26 Desember 2004, tragedi bencana alam tsunami (badai dan gelombang raksasa) menimpa Aceh. Tidak terasa, akibat bencana alam raksasa itu, lebih dari 100 ribu warga Aceh, saudara saudara kita sebangsa, tewas. Lebih lebih dari ratusan ribu orang menderita cedera berat, cacat permanen, dan cacat ringan. Wilayah Aceh secara geografis dan topografis berubah total. Sebagian bangunan fisik yang hancur bisa diperbaiki. Tapi sangat banyak pula yang tidak bisa diperbaiki, bahkan hilang sama sekali. Dan, yang paling mengenaskan, banyak warga Aceh yang selamat kini telah kehilangan segala galanya. Misalnya, kehilangan keluarga, kehilangan harta, dan menderita tekanan jiwa.
Tetapi, akibat bangunan hancur total, topografis berubah total dan tata ruang menjadi hancur. Lain, yang sangat menyulitkan saat ini adalah pemetaan harus batas kepemilikan tanah dan lahan. Warga yang selamat tidak tahu atau sulit menentukan batas-batas tanah yang dimiliki karena bangunan serta pohon-pohon di sekitarnya yang pernah tumbuh sebagai pembatas kini musnah total.
Untuk memulihkan tanah Aceh, ekologi, ekosistem, ekososial, serta lingkungan kemasyarakatannya, rekonstruksi dan rehabilitasi Aceh yang luluh lantak membutuhkan waktu 10 sampai 15 tahun ke depan. kita harus memberikan simpati dan semangat agar saudara-saudara sebangsa di Aceh yang selamat segera bisa mengubah jalan hidupnya untuk mengarungi masa depan baru setelah jiwa dan raganya terguncang tsunami tahun lalu. semangat untuk membangun kembali diri sendiri secara mandiri justru sangat penting, sebab hanya dengan semangat yang mandiri mereka bisa segera bangkit menghilangkan penderitaan.
Kemandirian tersebut menjadi kunci yang sangat vital agar rekonstruksi dan rehabilitasi Aceh berjalan sesuai kehendak sosial serta sesuai kondisi psikologi, eko sosial, ekosistem ,dan ekologi Aceh. Rakyat Aceh sendirilah yang paling mengetahui memahami dan paling mengerti mengenai wajah Aceh pada masa depan fase tsunami.
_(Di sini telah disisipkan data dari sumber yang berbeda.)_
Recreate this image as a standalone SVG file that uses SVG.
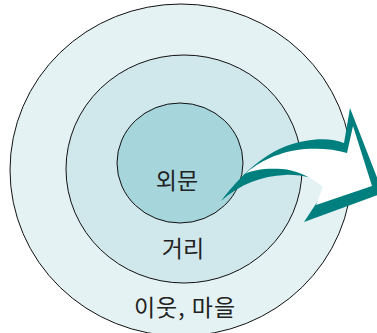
<svg xmlns="http://www.w3.org/2000/svg" width="377" height="333" viewBox="0 0 377 333">
<style>
.ring{stroke:#111;stroke-width:1}
.lbl{font-family:"Noto Sans CJK KR","Noto Sans",sans-serif;font-size:23px;fill:#222;text-anchor:middle}
</style>
<rect width="377" height="333" fill="#ffffff"/>
<g id="outer">
<ellipse class="ring" cx="181" cy="170" rx="171" ry="166" fill="#e4f2f4"/>
<text class="lbl" x="185" y="316" letter-spacing="1">이웃, 마을</text>
</g>
<g id="middle">
<ellipse class="ring" cx="184" cy="169" rx="118" ry="114" fill="#d0e8ec"/>
<text class="lbl" x="183" y="257">거리</text>
</g>
<g id="inner">
<ellipse class="ring" cx="180" cy="163" rx="63" ry="60" fill="#a6d6dc"/>
<text class="lbl" x="177" y="189">외문</text>
</g>
<g id="connectors">
<path fill="#007f7f" d="M221,201 C245,170 270,147 305,141 C320,138 335,139 344,143 L350,108 L383,193 L304,222 L329,184 C318,179 300,174 285,175 C262,176 240,184 221,201 Z"/>
<path fill="#ffffff" d="M245,174 C258,162 280,151 305,149 C320,148 335,149 347,153 L353,126 L372,186 L316,205 L323,187 C310,176 295,170 282,169 C265,168 252,170 245,174 Z"/>
</g>
</svg>
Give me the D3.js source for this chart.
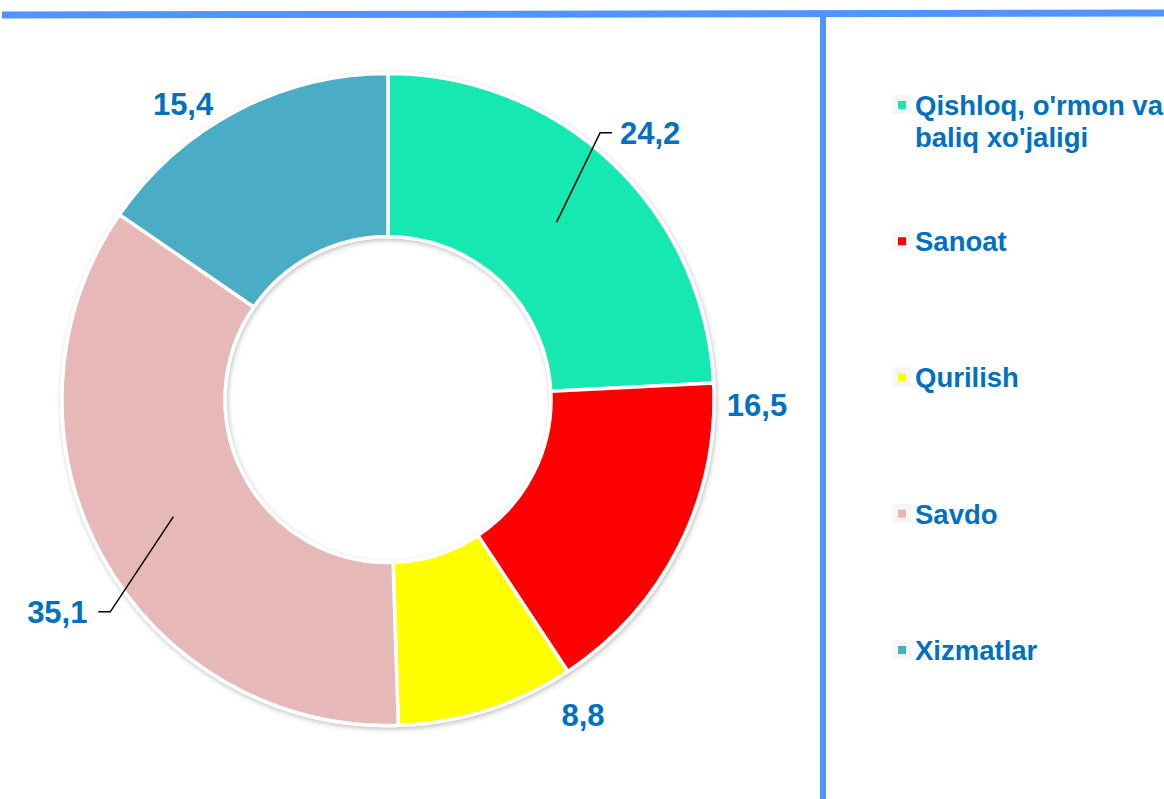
<!DOCTYPE html>
<html>
<head>
<meta charset="utf-8">
<script src="https://cdn.jsdelivr.net/npm/d3@7"></script>
<style>
  body { margin: 0; background: #fff; }
  svg { display: block; font-family: "Liberation Sans", Arial, sans-serif; }
</style>
</head>
<body>
<div id="chart"></div>
<script>
// --- data ---
const categories = ["Qishloq, o'rmon va baliq xo'jaligi", "Sanoat", "Qurilish", "Savdo", "Xizmatlar"];
const legendLines = [["Qishloq, o'rmon va", "baliq xo'jaligi"], ["Sanoat"], ["Qurilish"], ["Savdo"], ["Xizmatlar"]];
const values = [24.2, 16.5, 8.8, 35.1, 15.4];
const valueLabels = ["24,2", "16,5", "8,8", "35,1", "15,4"];
const colors = ["#16E8B1", "#FF0000", "#FFFF00", "#E6B9B8", "#4BACC6"];

// label placement (angle in degrees from top, clockwise; radius from centre)
const labelSpots = [
  { angle: 44.5, r: 374, leader: true },
  { angle: 90.9, r: 369, leader: false },
  { angle: 148.3, r: 371, leader: false },
  { angle: 237.3, r: 393, leader: true },
  { angle: 325.3, r: 360, leader: false }
];

const width = 1164, height = 799;
const cx = 388, cy = 399.5;
const outerR = 326, innerR = 163;
const textBlue = "#0070C0";
const frameBlue = "#4F94FF";

const svg = d3.select("#chart").append("svg")
  .attr("width", width)
  .attr("height", height);

const defs = svg.append("defs");
const shadow = defs.append("filter").attr("id", "shadow")
  .attr("x", "-10%").attr("y", "-10%").attr("width", "120%").attr("height", "120%");
shadow.append("feDropShadow")
  .attr("dx", 1).attr("dy", 2).attr("stdDeviation", 2.5)
  .attr("flood-color", "#000").attr("flood-opacity", 0.25);

// frame lines
svg.append("line")
  .attr("x1", 2).attr("y1", 15).attr("x2", width).attr("y2", 13)
  .attr("stroke", frameBlue).attr("stroke-width", 7);
svg.append("line")
  .attr("x1", 823).attr("y1", 17).attr("x2", 823).attr("y2", height)
  .attr("stroke", frameBlue).attr("stroke-width", 6);

// donut
const pie = d3.pie().sort(null).value(d => d);
const arcs = pie(values);
const arc = d3.arc().innerRadius(innerR).outerRadius(outerR);

const g = svg.append("g").attr("transform", `translate(${cx},${cy})`);

g.append("g").attr("filter", "url(#shadow)")
  .selectAll("path")
  .data(arcs)
  .enter()
  .append("path")
  .attr("d", arc)
  .attr("fill", (d, i) => colors[i])
  .attr("stroke", "#fff")
  .attr("stroke-width", 3.5)
  .attr("stroke-linejoin", "round");

const polar = (deg, r) => {
  const a = deg * Math.PI / 180;
  return [r * Math.sin(a), -r * Math.cos(a)];
};

// leader lines + labels
arcs.forEach((d, i) => {
  const spot = labelSpots[i];
  const [lx, ly] = polar(spot.angle, spot.r);
  const right = lx >= 0;
  if (spot.leader) {
    const start = arc.centroid(d);
    const bx = right ? lx - 50 : lx + 53;
    const by = ly;
    const ex = right ? bx + 12 : bx - 12;
    g.append("polyline")
      .attr("points", [start, [bx, by], [ex, by]].map(p => p.join(",")).join(" "))
      .attr("fill", "none")
      .attr("stroke", "#000")
      .attr("stroke-width", 1.5);
  }
  g.append("text")
    .attr("x", lx)
    .attr("y", ly)
    .attr("dy", "0.36em")
    .attr("text-anchor", "middle")
    .attr("font-size", 31)
    .attr("font-weight", "bold")
    .attr("fill", textBlue)
    .text(valueLabels[i]);
});

// legend
const legendY = d3.scalePoint()
  .domain(categories)
  .range([105, 650]);

const legend = svg.append("g").selectAll("g")
  .data(categories)
  .enter()
  .append("g")
  .attr("transform", d => `translate(898,${legendY(d)})`);

legend.append("rect")
  .attr("x", -6).attr("y", -10).attr("width", 19).attr("height", 19)
  .attr("fill", "#f6f6f6");
legend.append("rect")
  .attr("x", 0).attr("y", -4).attr("width", 8).attr("height", 8)
  .attr("fill", (d, i) => colors[i]);

legend.append("text")
  .attr("x", 17)
  .attr("y", 0)
  .attr("font-size", 27.5)
  .attr("font-weight", "bold")
  .attr("fill", textBlue)
  .selectAll("tspan")
  .data((d, i) => legendLines[i])
  .enter()
  .append("tspan")
  .attr("x", 17)
  .attr("dy", (t, j) => j === 0 ? "0.36em" : "1.17em")
  .text(t => t);
</script>
</body>
</html>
Hingga kini korban di Aceh akibat musibah gempa dan tsunami tersebut tercatat 129.775 jiwa meninggal dunia, 36.786 jiwa dinyatakan hilang, dan 174.000 jiwa masih menjadi pengungsi. Sementara itu, 120.000 rumah rusak atau hancur, 800 KM jalan dan 2260 jembatan rusak dan hancur, 693 fasilitas kesehatan rusak dan hancur, serta 1662 bangunan sekolah rusak dan hancur. Berdasarkan perhitungan nilai kerugian akibat bencana tersebut lebih dari rp41 triliun dengan biaya perbaikan rp5 triliun lebih. pasca musibah gempa dan tsunami populasi di Nanggroe Aceh Darussalam sekitar 3.510.000 jiwa.